A Machine Learning Data Fusion Model for Soil Moisture Retrieval

TL;DR

This paper presents a deep learning model that fuses multiple satellite and geophysical data sources to accurately estimate soil moisture content at a global scale, improving upon existing methods.

Contribution

It introduces a novel convolutional-regression model that integrates diverse satellite and geophysical data for soil moisture retrieval, with extensive validation and benchmarking.

Findings

Correlation of 0.727 between predictions and in-situ measurements

ubRMSE of 0.054 indicating high accuracy

Model produces soil moisture maps at 320m resolution

Abstract

We develop a deep learning based convolutional-regression model that estimates the volumetric soil moisture content in the top ~5 cm of soil.

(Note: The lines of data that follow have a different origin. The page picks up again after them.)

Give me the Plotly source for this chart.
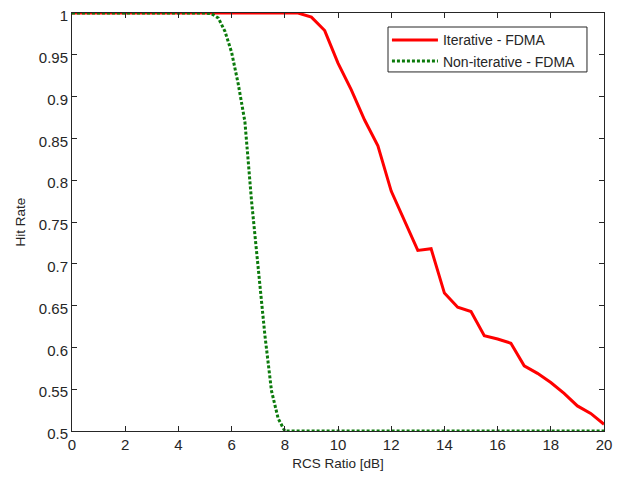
import plotly.graph_objects as go

# Iterative - FDMA (0.5 dB steps)
iter_x = [i * 0.5 for i in range(41)]
iter_y = [1, 1, 1, 1, 1, 1, 1, 1, 1, 1,
          1, 1, 1, 1, 1, 1, 1, 1,
          0.995, 0.979, 0.940, 0.908, 0.872, 0.841, 0.787, 0.751, 0.716, 0.718,
          0.665, 0.648, 0.643, 0.614, 0.610, 0.605, 0.578, 0.569, 0.558, 0.545,
          0.530, 0.521, 0.508]

# Non-iterative - FDMA (0.25 dB steps)
noniter_x = [i * 0.25 for i in range(81)]
noniter_y = [1] * 21 + [0.999, 0.994, 0.978, 0.953, 0.915, 0.870, 0.775, 0.695,
                        0.615, 0.548, 0.515, 0.500] + [0.5] * 48

x_ticks = list(range(0, 21, 2))
y_ticks = [0.5, 0.55, 0.6, 0.65, 0.7, 0.75, 0.8, 0.85, 0.9, 0.95, 1]
y_tick_text = ["0.5", "0.55", "0.6", "0.65", "0.7", "0.75", "0.8", "0.85", "0.9", "0.95", "1"]

fam = "Liberation Sans, Arial, sans-serif"
txtcol = "#262626"
axcol = "#262626"

fig = go.Figure()
fig.add_trace(go.Scatter(x=iter_x, y=iter_y, mode="lines", name="Iterative - FDMA",
                         line=dict(color="#ff0000", width=3)))
fig.add_trace(go.Scatter(x=noniter_x, y=noniter_y, mode="lines", name="Non-iterative - FDMA",
                         line=dict(color="#0b7a0b", width=3, dash="3px,2px")))

# legend frame
fig.add_shape(type="rect", xref="x domain", yref="y domain",
              x0=0.594, x1=0.968, y0=0.859, y1=0.9665,
              line=dict(color="#262626", width=1), fillcolor="white", layer="below")

fig.update_layout(
    width=605, height=465,
    margin=dict(l=64, r=9, t=5, b=42, autoexpand=False),
    paper_bgcolor="white", plot_bgcolor="white",
    font=dict(family=fam, size=15, color=txtcol),
    showlegend=True,
    legend=dict(x=0.592, y=0.973, xanchor="left", yanchor="top",
                bgcolor="rgba(0,0,0,0)", borderwidth=0,
                font=dict(family=fam, size=14, color=txtcol),
                tracegroupgap=0, itemwidth=46),
    xaxis=dict(range=[0, 20], tickvals=x_ticks, ticks="inside", ticklen=5,
               tickcolor=axcol, showline=True, linecolor=axcol, linewidth=1,
               mirror="ticks", showgrid=False, zeroline=False, automargin=False,
               tickfont=dict(size=15), ticklabeloverflow="allow",
               title=dict(text="RCS Ratio [dB]", standoff=6, font=dict(size=13.5))),
    yaxis=dict(range=[0.5, 1], tickvals=y_ticks, ticktext=y_tick_text, ticks="inside",
               ticklen=5, tickcolor=axcol, showline=True, linecolor=axcol, linewidth=1,
               mirror="ticks", showgrid=False, zeroline=False, automargin=False,
               tickfont=dict(size=15), ticklabeloverflow="allow", ticklabelshift=3,
               title=dict(text="Hit Rate", standoff=10, font=dict(size=13.5))),
)

fig.write_html("out.html")
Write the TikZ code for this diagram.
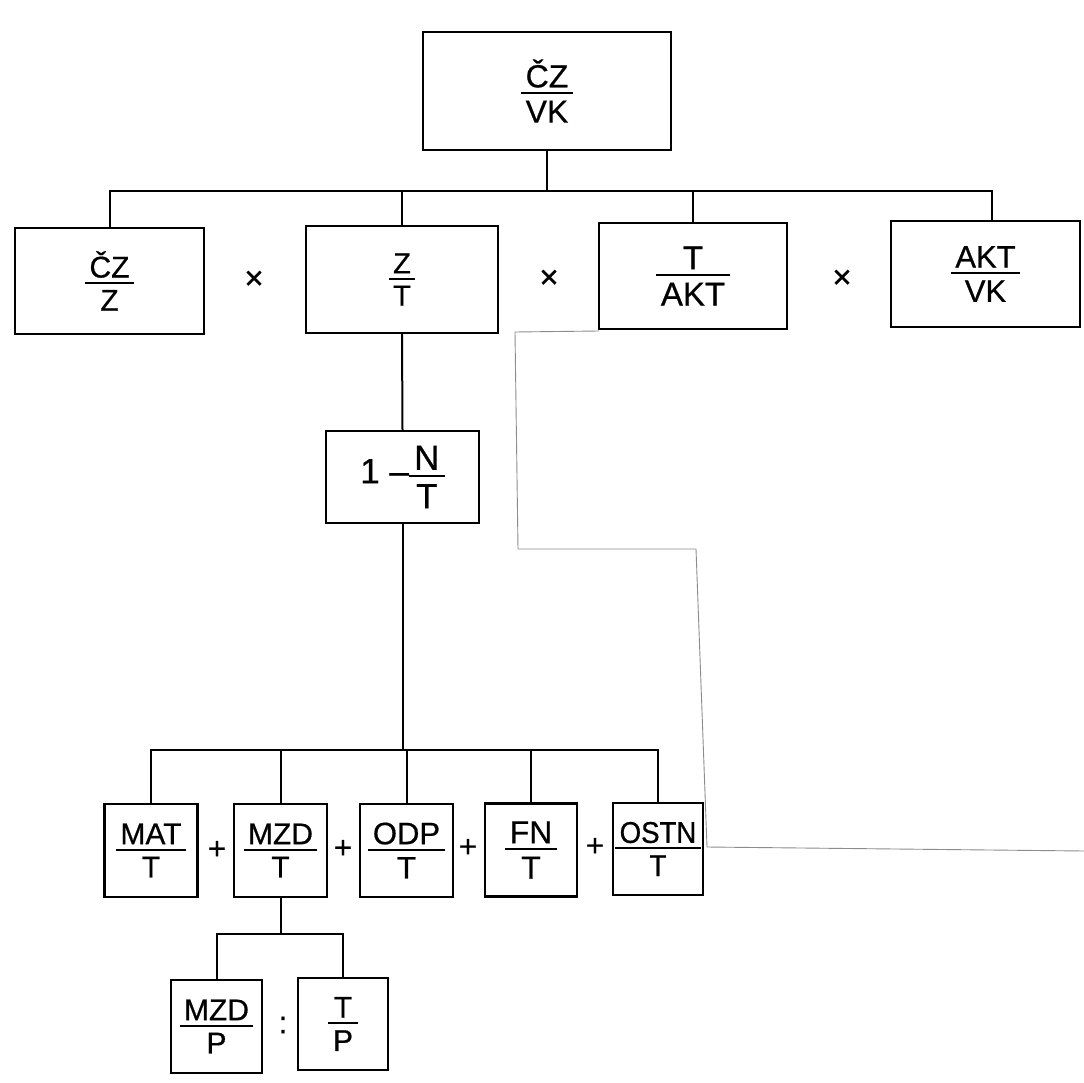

Input predictors include Sentinel-1 (active radar), Sentinel-2 (optical imagery), and SMAP (passive radar) as well as geophysical variables from SoilGrids and modelled soil moisture fields from GLDAS. The model was trained and evaluated on data from ~1300 in-situ sensors globally over the period 2015 - 2021 and obtained an average per-sensor correlation of 0.727 and ubRMSE of 0.054, and can be used to produce a soil moisture map at a nominal 320m resolution. These results are benchmarked against 13 other soil moisture works at different locations, and an ablation study was used to identify important predictors.